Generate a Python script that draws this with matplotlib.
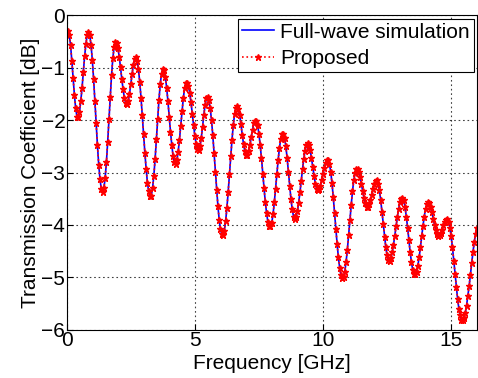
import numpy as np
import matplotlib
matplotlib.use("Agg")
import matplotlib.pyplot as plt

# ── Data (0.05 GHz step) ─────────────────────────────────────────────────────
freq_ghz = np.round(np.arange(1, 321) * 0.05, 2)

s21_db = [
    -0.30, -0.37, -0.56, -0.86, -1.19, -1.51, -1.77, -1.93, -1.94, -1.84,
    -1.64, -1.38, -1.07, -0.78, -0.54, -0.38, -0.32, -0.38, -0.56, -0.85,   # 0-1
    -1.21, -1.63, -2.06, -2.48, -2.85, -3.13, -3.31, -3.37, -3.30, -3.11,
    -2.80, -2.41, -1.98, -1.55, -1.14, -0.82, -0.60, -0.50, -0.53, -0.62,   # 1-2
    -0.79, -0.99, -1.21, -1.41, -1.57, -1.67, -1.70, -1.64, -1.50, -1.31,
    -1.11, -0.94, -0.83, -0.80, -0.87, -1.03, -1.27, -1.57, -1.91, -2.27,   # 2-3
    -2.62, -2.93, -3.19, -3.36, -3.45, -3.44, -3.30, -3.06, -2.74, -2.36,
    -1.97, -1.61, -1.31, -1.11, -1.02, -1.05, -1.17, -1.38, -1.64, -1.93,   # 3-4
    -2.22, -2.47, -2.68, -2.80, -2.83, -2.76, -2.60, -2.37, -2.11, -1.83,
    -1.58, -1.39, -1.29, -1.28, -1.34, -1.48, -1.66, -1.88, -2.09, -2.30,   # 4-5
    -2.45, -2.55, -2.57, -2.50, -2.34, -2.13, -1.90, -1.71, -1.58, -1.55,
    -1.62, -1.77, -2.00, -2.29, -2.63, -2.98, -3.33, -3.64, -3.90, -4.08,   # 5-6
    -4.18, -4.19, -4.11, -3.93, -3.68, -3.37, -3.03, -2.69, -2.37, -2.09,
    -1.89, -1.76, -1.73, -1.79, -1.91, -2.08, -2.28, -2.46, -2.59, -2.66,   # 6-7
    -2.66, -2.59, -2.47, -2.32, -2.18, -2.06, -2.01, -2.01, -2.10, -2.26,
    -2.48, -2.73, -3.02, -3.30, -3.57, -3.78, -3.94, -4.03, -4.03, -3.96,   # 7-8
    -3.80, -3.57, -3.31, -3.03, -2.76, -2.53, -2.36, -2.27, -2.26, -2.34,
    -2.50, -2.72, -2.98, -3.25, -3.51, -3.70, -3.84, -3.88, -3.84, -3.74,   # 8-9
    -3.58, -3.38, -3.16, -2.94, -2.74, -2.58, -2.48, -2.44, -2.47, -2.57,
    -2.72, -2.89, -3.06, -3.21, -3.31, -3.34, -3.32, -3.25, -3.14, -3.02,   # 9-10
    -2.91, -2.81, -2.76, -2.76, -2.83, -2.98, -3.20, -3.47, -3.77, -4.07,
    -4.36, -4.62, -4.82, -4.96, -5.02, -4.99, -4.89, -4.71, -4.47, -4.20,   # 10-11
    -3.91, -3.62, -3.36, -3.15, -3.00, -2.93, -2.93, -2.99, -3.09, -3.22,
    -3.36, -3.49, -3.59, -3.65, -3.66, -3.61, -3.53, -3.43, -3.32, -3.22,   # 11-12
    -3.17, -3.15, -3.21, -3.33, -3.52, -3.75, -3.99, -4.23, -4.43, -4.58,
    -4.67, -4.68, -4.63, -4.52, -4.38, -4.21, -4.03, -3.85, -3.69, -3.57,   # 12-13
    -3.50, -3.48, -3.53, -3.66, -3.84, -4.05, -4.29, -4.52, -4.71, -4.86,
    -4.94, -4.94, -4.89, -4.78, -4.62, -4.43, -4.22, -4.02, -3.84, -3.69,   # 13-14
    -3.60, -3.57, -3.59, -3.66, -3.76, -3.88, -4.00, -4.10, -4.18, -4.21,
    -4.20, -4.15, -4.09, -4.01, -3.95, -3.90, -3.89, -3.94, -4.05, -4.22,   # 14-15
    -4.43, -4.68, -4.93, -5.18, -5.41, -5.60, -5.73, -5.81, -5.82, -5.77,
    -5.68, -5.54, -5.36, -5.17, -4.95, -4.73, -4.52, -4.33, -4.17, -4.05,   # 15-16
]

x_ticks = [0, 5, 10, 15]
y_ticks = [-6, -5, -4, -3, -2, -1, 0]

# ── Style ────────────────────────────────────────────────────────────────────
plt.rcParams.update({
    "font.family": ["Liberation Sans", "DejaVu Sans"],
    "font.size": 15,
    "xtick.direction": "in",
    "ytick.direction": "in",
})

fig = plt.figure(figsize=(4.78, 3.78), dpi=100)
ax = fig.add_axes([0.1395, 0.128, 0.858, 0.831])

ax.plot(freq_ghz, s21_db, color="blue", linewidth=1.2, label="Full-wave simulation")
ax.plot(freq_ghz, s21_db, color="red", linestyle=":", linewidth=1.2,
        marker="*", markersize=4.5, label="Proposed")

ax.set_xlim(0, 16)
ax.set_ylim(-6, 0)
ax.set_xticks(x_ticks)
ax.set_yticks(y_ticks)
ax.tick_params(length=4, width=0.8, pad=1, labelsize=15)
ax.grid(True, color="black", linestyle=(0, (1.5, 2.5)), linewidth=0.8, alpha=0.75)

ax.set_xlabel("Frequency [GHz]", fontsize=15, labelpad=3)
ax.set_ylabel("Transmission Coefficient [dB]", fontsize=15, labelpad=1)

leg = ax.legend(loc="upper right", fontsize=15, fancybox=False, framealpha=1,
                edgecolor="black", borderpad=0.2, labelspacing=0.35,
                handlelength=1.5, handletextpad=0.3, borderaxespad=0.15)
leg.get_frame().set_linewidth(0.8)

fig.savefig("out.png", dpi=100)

━━━━

## THE PROBLEM
Reproduce the material in its entirety and word for word, without the pictures.

## ANSWER TO THE PROBLEM
Generate a Python script that draws this with matplotlib.
import numpy as np
import matplotlib
matplotlib.use("Agg")
import matplotlib.pyplot as plt

# ── Data (0.05 GHz step) ─────────────────────────────────────────────────────
freq_ghz = np.round(np.arange(1, 321) * 0.05, 2)

s21_db = [
    -0.30, -0.37, -0.56, -0.86, -1.19, -1.51, -1.77, -1.93, -1.94, -1.84,
    -1.64, -1.38, -1.07, -0.78, -0.54, -0.38, -0.32, -0.38, -0.56, -0.85,   # 0-1
    -1.21, -1.63, -2.06, -2.48, -2.85, -3.13, -3.31, -3.37, -3.30, -3.11,
    -2.80, -2.41, -1.98, -1.55, -1.14, -0.82, -0.60, -0.50, -0.53, -0.62,   # 1-2
    -0.79, -0.99, -1.21, -1.41, -1.57, -1.67, -1.70, -1.64, -1.50, -1.31,
    -1.11, -0.94, -0.83, -0.80, -0.87, -1.03, -1.27, -1.57, -1.91, -2.27,   # 2-3
    -2.62, -2.93, -3.19, -3.36, -3.45, -3.44, -3.30, -3.06, -2.74, -2.36,
    -1.97, -1.61, -1.31, -1.11, -1.02, -1.05, -1.17, -1.38, -1.64, -1.93,   # 3-4
    -2.22, -2.47, -2.68, -2.80, -2.83, -2.76, -2.60, -2.37, -2.11, -1.83,
    -1.58, -1.39, -1.29, -1.28, -1.34, -1.48, -1.66, -1.88, -2.09, -2.30,   # 4-5
    -2.45, -2.55, -2.57, -2.50, -2.34, -2.13, -1.90, -1.71, -1.58, -1.55,
    -1.62, -1.77, -2.00, -2.29, -2.63, -2.98, -3.33, -3.64, -3.90, -4.08,   # 5-6
    -4.18, -4.19, -4.11, -3.93, -3.68, -3.37, -3.03, -2.69, -2.37, -2.09,
    -1.89, -1.76, -1.73, -1.79, -1.91, -2.08, -2.28, -2.46, -2.59, -2.66,   # 6-7
    -2.66, -2.59, -2.47, -2.32, -2.18, -2.06, -2.01, -2.01, -2.10, -2.26,
    -2.48, -2.73, -3.02, -3.30, -3.57, -3.78, -3.94, -4.03, -4.03, -3.96,   # 7-8
    -3.80, -3.57, -3.31, -3.03, -2.76, -2.53, -2.36, -2.27, -2.26, -2.34,
    -2.50, -2.72, -2.98, -3.25, -3.51, -3.70, -3.84, -3.88, -3.84, -3.74,   # 8-9
    -3.58, -3.38, -3.16, -2.94, -2.74, -2.58, -2.48, -2.44, -2.47, -2.57,
    -2.72, -2.89, -3.06, -3.21, -3.31, -3.34, -3.32, -3.25, -3.14, -3.02,   # 9-10
    -2.91, -2.81, -2.76, -2.76, -2.83, -2.98, -3.20, -3.47, -3.77, -4.07,
    -4.36, -4.62, -4.82, -4.96, -5.02, -4.99, -4.89, -4.71, -4.47, -4.20,   # 10-11
    -3.91, -3.62, -3.36, -3.15, -3.00, -2.93, -2.93, -2.99, -3.09, -3.22,
    -3.36, -3.49, -3.59, -3.65, -3.66, -3.61, -3.53, -3.43, -3.32, -3.22,   # 11-12
    -3.17, -3.15, -3.21, -3.33, -3.52, -3.75, -3.99, -4.23, -4.43, -4.58,
    -4.67, -4.68, -4.63, -4.52, -4.38, -4.21, -4.03, -3.85, -3.69, -3.57,   # 12-13
    -3.50, -3.48, -3.53, -3.66, -3.84, -4.05, -4.29, -4.52, -4.71, -4.86,
    -4.94, -4.94, -4.89, -4.78, -4.62, -4.43, -4.22, -4.02, -3.84, -3.69,   # 13-14
    -3.60, -3.57, -3.59, -3.66, -3.76, -3.88, -4.00, -4.10, -4.18, -4.21,
    -4.20, -4.15, -4.09, -4.01, -3.95, -3.90, -3.89, -3.94, -4.05, -4.22,   # 14-15
    -4.43, -4.68, -4.93, -5.18, -5.41, -5.60, -5.73, -5.81, -5.82, -5.77,
    -5.68, -5.54, -5.36, -5.17, -4.95, -4.73, -4.52, -4.33, -4.17, -4.05,   # 15-16
]

x_ticks = [0, 5, 10, 15]
y_ticks = [-6, -5, -4, -3, -2, -1, 0]

# ── Style ────────────────────────────────────────────────────────────────────
plt.rcParams.update({
    "font.family": ["Liberation Sans", "DejaVu Sans"],
    "font.size": 15,
    "xtick.direction": "in",
    "ytick.direction": "in",
})

fig = plt.figure(figsize=(4.78, 3.78), dpi=100)
ax = fig.add_axes([0.1395, 0.128, 0.858, 0.831])

ax.plot(freq_ghz, s21_db, color="blue", linewidth=1.2, label="Full-wave simulation")
ax.plot(freq_ghz, s21_db, color="red", linestyle=":", linewidth=1.2,
        marker="*", markersize=4.5, label="Proposed")

ax.set_xlim(0, 16)
ax.set_ylim(-6, 0)
ax.set_xticks(x_ticks)
ax.set_yticks(y_ticks)
ax.tick_params(length=4, width=0.8, pad=1, labelsize=15)
ax.grid(True, color="black", linestyle=(0, (1.5, 2.5)), linewidth=0.8, alpha=0.75)

ax.set_xlabel("Frequency [GHz]", fontsize=15, labelpad=3)
ax.set_ylabel("Transmission Coefficient [dB]", fontsize=15, labelpad=1)

leg = ax.legend(loc="upper right", fontsize=15, fancybox=False, framealpha=1,
                edgecolor="black", borderpad=0.2, labelspacing=0.35,
                handlelength=1.5, handletextpad=0.3, borderaxespad=0.15)
leg.get_frame().set_linewidth(0.8)

fig.savefig("out.png", dpi=100)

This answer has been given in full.